» Extracted data
◇ ◇ ◇ ◇

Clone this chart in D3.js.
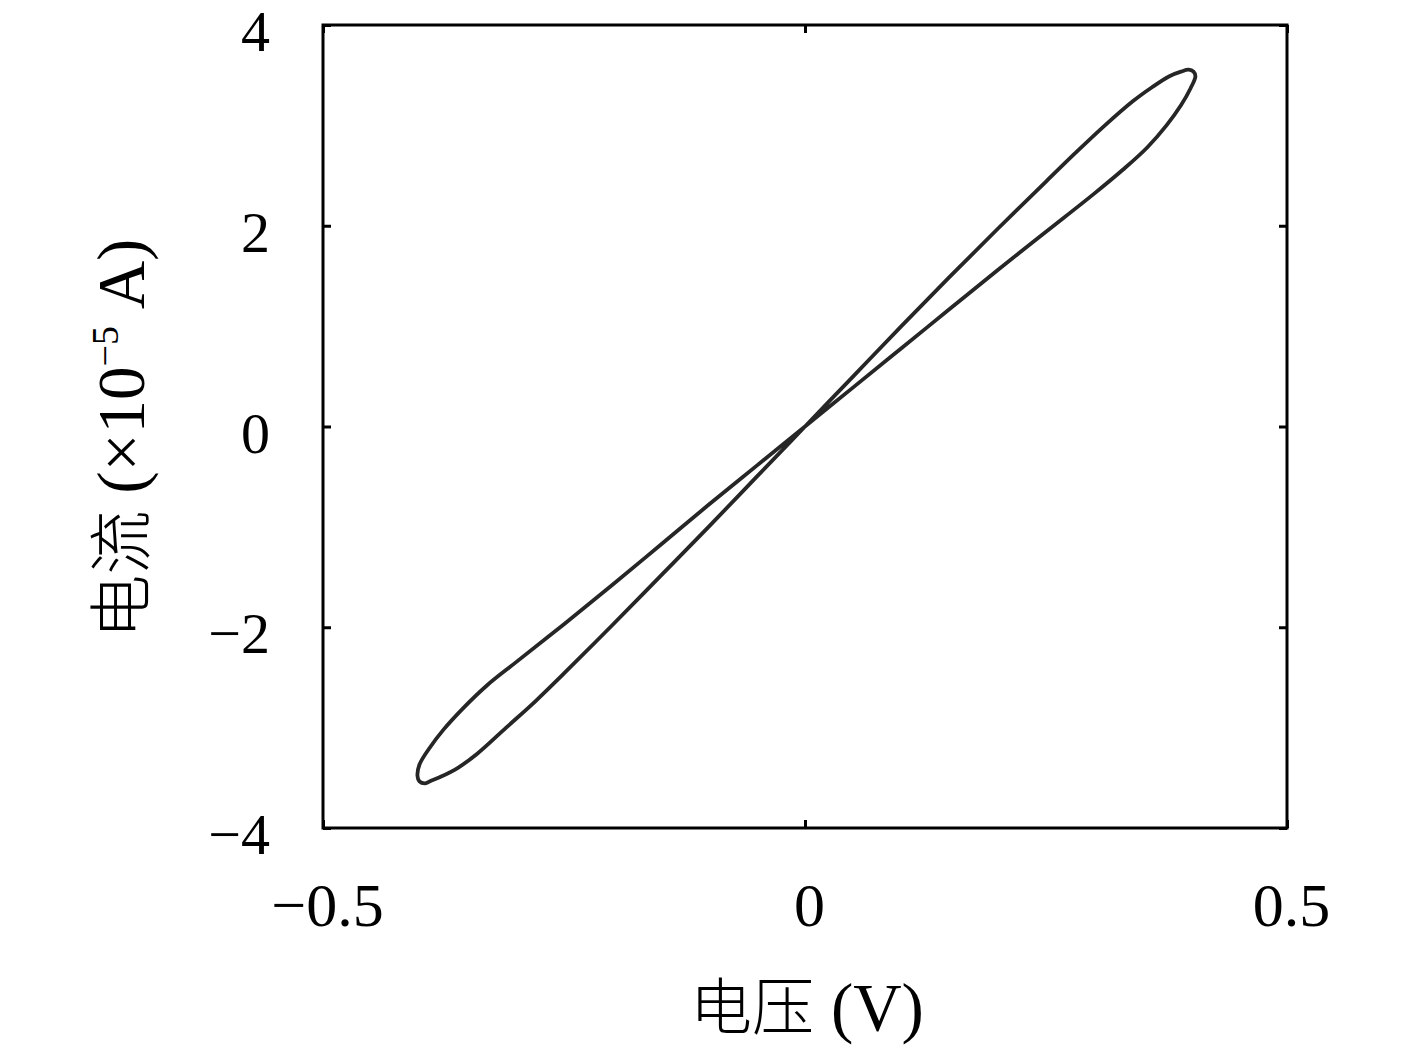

◇ ◇ ◇ ◇

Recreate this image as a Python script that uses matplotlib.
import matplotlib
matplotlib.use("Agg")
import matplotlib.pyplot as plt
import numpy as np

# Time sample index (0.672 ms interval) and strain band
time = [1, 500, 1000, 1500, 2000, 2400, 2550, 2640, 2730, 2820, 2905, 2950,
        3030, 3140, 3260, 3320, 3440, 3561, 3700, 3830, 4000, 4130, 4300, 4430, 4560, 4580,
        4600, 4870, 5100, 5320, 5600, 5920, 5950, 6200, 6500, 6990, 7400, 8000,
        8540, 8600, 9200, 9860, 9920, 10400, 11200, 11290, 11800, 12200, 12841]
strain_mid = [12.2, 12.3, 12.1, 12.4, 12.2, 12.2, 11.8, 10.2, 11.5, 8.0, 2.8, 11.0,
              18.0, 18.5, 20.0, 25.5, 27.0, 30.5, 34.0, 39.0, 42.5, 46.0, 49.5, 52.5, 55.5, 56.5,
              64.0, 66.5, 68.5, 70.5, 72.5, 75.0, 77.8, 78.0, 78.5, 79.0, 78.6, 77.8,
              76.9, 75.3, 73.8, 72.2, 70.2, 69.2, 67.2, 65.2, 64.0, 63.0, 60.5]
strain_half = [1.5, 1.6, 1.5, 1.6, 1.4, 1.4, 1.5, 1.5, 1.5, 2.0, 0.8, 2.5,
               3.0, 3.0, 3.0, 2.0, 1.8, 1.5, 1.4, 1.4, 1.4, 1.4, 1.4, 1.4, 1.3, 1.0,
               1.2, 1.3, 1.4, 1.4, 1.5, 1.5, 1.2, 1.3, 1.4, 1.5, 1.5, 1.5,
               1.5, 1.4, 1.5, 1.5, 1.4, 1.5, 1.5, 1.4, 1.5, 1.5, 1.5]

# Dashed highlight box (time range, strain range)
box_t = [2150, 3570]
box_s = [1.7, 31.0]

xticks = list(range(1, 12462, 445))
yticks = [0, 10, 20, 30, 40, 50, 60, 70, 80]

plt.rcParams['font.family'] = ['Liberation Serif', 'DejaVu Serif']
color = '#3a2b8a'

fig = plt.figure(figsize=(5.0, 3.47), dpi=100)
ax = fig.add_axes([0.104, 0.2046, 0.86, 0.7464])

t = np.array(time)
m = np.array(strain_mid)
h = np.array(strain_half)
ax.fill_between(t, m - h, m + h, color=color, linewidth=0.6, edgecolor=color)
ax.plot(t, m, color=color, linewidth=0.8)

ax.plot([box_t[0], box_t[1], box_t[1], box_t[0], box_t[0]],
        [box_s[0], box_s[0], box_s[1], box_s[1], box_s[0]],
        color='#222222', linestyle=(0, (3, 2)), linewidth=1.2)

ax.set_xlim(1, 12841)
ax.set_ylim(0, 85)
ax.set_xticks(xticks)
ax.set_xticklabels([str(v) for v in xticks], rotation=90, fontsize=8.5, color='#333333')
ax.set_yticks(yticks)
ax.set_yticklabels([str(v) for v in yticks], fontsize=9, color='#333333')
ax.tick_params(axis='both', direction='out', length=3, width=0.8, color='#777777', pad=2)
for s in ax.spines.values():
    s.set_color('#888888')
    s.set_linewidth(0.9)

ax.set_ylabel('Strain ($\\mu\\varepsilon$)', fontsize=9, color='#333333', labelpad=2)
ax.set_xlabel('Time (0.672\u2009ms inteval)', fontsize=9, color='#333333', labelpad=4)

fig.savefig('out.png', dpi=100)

◇ ◇ ◇ ◇

» Stated problem
Every line from the one containing "Recreate this image" through the one containing "import numpy as np" is to be given again exactly, both ends included, and no line outside that range.

» Response below
Recreate this image as a Python script that uses matplotlib.
import matplotlib
matplotlib.use("Agg")
import matplotlib.pyplot as plt
import numpy as np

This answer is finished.